Muchas veces hablo con mis amigos que siento que voy tarde a todo. Especialmente para viajar y vivir experiencias. Aunque haciendo balance sea totalmente absurdo porque he visitado con 22 años seis países europeos y vivido experiencias que muchas personas no se han podido permitir. Aún así, siempre es insuficiente. Especialmente cuando entro en redes y vivo un bombardeo de imágenes y videos por todo el globo. Ciudades asiáticas, islas de la polinesia francesa, capitales europeas, un viaje en caravana por Australia o las siete maravillas del mundo. Todas ellas protagonizadas por jóvenes en la veintena cuya única responsabilidad es patrocinar productos y exponer su vida. Una vida digna de un cantante famoso o actor que te recuerda todos los días lo fácil que es disfrutar, comer rico y recorrer el mundo. Aunque tú, con tu trabajo no puedas hacerlo (y seguramente en el futuro tampoco).
Aún así, a pesar de esta contradicción los jóvenes somos los mayores consumidores de este tipo de contenido. Llenamos las publicaciones de comentarios, compartimos sus vídeos, compramos las cosas que recomiendan, entramos de lleno en su juego, como ratones atrapados en trampas que minuciosamente han colocado. Apenas oponemos resistencia y promocionamos su estilo de vida, dándoles un altavoz gratuito, para lo bueno y para lo malo.
Luego llega el golpe de realidad al ver qué el precio de la ropa en las tiendas es inasumible y un vaquero ha pasado a costar 30 euros. Un dinero que te condiciona el resto de la semana. O que independizarte por completo es imposible a corto plazo y los gastos del mantenimiento del coche (si tienes uno propio) te asfixian.
Todo esto genera como resultado un clima de frustración en el que parece que todo lo que tienes es insuficiente. Las comparaciones siempre han sido odiosas, pero es que antes no conocíamos lo que hacía absolutamente todo el mundo, tanto de nuestro entorno como de la otra parte de España. Exponer todo en redes ha creado un clima de competición constante y apatía hacia lo propio. Además de la sensación de estar perdiendo años de vida haciendo algo necesario --como el trabajo o los estudios-- por no obtener los resultados que ves en los perfiles de Instagram. Todo bajo un mantra repetido en cada publicación redes: romantizar tu vida. Incluso cuando es precaria.

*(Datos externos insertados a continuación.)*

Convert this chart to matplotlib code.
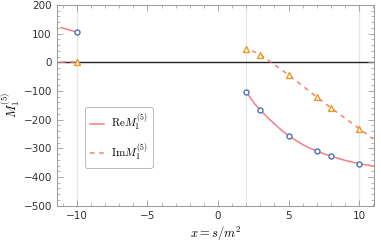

La frustración no es culpa tuya, es consecuencia de este consumismo visual al que nos hemos visto expuestos, a pesar de no haber dado el consentimiento para ello. Es por el bombardeo sensorial de las redes sociales, ese escaparate irreal que promete que podrás vivir de esa forma si te esfuerzas, sin tener en cuenta el factor suerte, el dinero que tienes en casa o los contactos. Aunque te vendan que solo tienes que subir un video para vivir del cuento.
Y tú, ¿Quieres ser consumiendo una dieta rica en expectativas?